Ithaca is closed. The American made Winchester is history. We need to support the American firearm industry which produces firearms that protect us and allow us to hunt. The United Nation's plan for a disarmed public is our future if we don't prevent it at home.

George Steiner

I've just put an order in for a Model 70 Featherweight in 6.5x55 (Thanks David)because Ruger stopped making them.

We'll see how it shoots.

John James

I own a few Winchesters. Those made in Japan an 1886 and an 1892 have excellent fit and finish. Those made in New Haven a 94-22 and 94 Legacy in 38-55 have inferior fit and finish. The 9422 had to be sent back out of the box for repairs. Now one could argue the Mirukos are more expensive and that is why they are better made but that is not the the case, my Legacy cost about the same or more than the 1892. I personally shyed away from American made Winchesters not because of price but because of quality.
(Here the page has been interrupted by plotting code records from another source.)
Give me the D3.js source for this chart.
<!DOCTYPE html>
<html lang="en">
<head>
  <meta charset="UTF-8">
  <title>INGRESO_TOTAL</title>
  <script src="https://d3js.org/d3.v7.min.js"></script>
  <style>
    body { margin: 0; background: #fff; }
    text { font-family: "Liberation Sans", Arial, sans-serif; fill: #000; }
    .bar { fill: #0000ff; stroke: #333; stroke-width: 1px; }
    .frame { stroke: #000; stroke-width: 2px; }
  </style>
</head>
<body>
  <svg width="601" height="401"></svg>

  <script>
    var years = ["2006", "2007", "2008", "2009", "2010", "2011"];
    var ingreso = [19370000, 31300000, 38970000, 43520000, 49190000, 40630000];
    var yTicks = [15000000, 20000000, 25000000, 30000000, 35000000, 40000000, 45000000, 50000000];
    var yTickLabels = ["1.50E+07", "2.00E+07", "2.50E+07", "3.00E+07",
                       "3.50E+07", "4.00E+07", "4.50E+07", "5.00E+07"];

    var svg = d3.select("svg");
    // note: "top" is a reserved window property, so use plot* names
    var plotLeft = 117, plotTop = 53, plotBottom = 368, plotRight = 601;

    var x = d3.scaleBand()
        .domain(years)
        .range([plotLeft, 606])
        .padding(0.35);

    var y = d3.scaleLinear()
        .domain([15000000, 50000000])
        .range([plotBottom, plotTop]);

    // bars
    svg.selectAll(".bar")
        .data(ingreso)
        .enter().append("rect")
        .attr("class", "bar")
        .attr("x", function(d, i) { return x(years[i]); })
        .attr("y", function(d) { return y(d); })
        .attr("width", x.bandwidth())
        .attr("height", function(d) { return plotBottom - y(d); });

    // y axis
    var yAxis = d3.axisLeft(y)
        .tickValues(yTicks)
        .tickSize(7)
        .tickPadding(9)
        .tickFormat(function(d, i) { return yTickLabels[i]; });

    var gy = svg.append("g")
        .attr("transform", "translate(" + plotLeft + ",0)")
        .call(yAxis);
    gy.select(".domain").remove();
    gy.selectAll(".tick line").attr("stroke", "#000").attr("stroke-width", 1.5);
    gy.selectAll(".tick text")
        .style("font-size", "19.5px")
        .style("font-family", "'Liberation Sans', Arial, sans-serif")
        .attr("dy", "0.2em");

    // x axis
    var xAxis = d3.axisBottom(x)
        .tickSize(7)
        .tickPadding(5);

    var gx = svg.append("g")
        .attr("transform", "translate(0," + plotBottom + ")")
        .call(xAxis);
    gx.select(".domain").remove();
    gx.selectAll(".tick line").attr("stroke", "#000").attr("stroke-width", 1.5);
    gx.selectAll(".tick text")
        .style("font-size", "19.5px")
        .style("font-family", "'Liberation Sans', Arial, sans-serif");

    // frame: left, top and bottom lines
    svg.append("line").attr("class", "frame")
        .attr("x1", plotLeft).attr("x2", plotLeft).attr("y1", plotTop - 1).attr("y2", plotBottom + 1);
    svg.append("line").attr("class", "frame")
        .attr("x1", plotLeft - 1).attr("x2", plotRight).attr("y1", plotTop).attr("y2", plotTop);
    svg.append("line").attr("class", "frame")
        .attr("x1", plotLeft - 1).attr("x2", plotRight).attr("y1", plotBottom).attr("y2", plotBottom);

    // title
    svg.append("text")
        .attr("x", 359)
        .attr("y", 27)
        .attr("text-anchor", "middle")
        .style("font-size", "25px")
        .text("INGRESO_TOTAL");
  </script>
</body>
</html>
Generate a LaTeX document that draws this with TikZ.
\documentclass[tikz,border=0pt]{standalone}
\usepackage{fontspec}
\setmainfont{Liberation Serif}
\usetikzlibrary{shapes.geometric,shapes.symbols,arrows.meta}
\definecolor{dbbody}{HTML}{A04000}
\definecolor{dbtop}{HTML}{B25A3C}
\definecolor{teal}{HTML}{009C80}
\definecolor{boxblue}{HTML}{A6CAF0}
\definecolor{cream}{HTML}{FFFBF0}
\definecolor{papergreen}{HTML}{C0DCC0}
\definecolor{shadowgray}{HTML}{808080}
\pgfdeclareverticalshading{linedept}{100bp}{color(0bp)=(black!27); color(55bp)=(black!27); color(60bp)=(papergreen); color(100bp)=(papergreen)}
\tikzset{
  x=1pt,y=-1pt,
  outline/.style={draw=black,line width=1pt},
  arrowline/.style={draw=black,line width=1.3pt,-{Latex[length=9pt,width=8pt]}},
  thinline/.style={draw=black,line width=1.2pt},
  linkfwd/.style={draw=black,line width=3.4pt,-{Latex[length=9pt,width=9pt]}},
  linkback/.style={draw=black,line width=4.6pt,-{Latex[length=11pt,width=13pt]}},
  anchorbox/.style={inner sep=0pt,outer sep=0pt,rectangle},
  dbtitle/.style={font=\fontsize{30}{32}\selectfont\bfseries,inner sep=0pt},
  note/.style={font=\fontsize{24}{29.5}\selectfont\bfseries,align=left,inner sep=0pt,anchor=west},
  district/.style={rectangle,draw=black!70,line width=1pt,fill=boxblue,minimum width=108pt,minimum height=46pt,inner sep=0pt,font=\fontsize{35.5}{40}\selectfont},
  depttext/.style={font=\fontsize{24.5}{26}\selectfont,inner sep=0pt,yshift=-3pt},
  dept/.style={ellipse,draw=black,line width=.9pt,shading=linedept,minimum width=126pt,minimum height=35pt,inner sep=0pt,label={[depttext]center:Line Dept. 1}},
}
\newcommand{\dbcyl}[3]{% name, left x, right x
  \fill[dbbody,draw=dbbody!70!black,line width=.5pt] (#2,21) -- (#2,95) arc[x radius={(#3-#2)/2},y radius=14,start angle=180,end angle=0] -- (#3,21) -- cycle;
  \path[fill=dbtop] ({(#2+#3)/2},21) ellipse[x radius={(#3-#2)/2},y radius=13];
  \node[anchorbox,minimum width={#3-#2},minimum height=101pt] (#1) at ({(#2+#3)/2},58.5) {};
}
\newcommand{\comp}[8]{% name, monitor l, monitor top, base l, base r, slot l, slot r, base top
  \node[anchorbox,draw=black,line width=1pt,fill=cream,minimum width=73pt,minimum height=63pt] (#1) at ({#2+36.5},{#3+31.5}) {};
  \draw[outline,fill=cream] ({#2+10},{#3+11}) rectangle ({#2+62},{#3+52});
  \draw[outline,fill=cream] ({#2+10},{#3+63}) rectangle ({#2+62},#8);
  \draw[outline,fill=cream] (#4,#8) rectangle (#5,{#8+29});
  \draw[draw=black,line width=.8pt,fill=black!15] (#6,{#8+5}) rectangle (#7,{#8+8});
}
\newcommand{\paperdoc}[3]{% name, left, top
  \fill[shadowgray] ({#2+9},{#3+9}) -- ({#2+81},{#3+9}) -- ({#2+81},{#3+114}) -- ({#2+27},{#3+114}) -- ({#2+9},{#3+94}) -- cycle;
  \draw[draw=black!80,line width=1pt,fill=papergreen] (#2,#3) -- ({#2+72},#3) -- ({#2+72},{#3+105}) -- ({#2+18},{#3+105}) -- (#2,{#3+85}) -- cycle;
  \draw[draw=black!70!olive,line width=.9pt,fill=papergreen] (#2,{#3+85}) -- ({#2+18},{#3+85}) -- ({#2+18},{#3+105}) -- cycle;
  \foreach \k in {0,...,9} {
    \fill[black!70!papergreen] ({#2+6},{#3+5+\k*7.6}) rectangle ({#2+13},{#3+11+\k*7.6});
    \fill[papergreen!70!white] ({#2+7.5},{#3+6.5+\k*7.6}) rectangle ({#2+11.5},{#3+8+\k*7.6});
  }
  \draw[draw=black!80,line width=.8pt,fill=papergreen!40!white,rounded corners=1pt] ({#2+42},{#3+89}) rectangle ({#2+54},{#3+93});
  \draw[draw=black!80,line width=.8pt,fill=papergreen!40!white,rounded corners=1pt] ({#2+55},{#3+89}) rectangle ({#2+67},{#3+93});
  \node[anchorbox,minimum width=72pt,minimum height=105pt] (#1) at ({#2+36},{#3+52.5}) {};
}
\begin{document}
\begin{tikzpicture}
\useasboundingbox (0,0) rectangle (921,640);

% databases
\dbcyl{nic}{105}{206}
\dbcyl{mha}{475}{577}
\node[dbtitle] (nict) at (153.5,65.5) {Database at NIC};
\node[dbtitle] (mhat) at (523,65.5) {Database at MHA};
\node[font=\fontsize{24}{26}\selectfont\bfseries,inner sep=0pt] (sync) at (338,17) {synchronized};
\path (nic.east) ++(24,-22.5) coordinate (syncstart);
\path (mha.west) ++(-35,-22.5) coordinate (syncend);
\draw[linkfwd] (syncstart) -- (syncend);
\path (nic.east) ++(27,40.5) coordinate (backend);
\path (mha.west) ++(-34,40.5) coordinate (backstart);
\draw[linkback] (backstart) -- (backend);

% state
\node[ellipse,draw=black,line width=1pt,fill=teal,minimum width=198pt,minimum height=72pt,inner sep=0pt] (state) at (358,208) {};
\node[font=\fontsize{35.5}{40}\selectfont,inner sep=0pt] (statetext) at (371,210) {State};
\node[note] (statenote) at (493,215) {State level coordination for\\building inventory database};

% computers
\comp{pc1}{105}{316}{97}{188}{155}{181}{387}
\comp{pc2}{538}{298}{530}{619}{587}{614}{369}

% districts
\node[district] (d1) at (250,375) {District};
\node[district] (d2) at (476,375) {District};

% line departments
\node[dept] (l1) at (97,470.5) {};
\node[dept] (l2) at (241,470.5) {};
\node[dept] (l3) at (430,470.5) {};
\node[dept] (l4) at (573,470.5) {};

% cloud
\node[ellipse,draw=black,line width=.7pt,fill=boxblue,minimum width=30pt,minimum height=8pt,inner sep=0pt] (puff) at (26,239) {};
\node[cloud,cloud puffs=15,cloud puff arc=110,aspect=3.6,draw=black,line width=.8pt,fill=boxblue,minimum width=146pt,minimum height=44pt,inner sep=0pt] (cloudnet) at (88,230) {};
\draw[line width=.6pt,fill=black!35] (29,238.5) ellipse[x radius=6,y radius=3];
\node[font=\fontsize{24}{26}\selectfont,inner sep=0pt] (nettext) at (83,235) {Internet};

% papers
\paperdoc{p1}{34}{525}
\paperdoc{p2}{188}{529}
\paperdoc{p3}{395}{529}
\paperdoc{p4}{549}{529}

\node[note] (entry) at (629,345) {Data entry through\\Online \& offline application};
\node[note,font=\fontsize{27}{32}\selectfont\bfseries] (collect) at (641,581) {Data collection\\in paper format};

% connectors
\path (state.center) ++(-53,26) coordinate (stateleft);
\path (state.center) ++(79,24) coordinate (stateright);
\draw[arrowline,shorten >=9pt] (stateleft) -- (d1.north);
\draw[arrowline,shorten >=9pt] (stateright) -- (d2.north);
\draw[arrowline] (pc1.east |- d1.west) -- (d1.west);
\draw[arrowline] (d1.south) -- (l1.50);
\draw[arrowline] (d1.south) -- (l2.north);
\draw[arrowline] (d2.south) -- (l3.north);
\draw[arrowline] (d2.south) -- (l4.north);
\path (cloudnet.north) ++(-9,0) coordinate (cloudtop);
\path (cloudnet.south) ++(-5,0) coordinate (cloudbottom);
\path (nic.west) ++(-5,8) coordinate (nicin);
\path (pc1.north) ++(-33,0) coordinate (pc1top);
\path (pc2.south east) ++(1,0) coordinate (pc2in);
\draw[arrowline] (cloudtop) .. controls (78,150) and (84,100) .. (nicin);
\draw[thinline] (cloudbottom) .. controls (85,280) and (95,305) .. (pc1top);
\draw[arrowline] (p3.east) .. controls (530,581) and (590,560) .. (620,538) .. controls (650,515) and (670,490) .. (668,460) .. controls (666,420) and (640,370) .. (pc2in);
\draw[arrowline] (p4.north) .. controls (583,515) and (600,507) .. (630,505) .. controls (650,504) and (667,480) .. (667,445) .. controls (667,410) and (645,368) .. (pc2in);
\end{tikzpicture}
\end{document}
IMHO American made Marlins are much better quality than American made Winchesters. It has got to be tough when the rifles you made a 100 plus years ago command much higher prices than those you sell in the present. Perhaps some 94s will come out of the Japanese factory. Maybe I will pick one of those up.

Mark Spisak

This is sad news. I guess us Winchester fans are few. But I own several model 94's, 2 bolt guns and 2 shotguns. They have never let me down in the field and besides a sight repair no other work on them has been needed in years. My 2 bolt guns will shoot as good as anything else anyone has dragged to the range and always hit what I aimed at. Maybe I was too much of a traditionalist but I didn't alway need the newest and fanciest. Besides it is just a shame to see the grand old name pass on.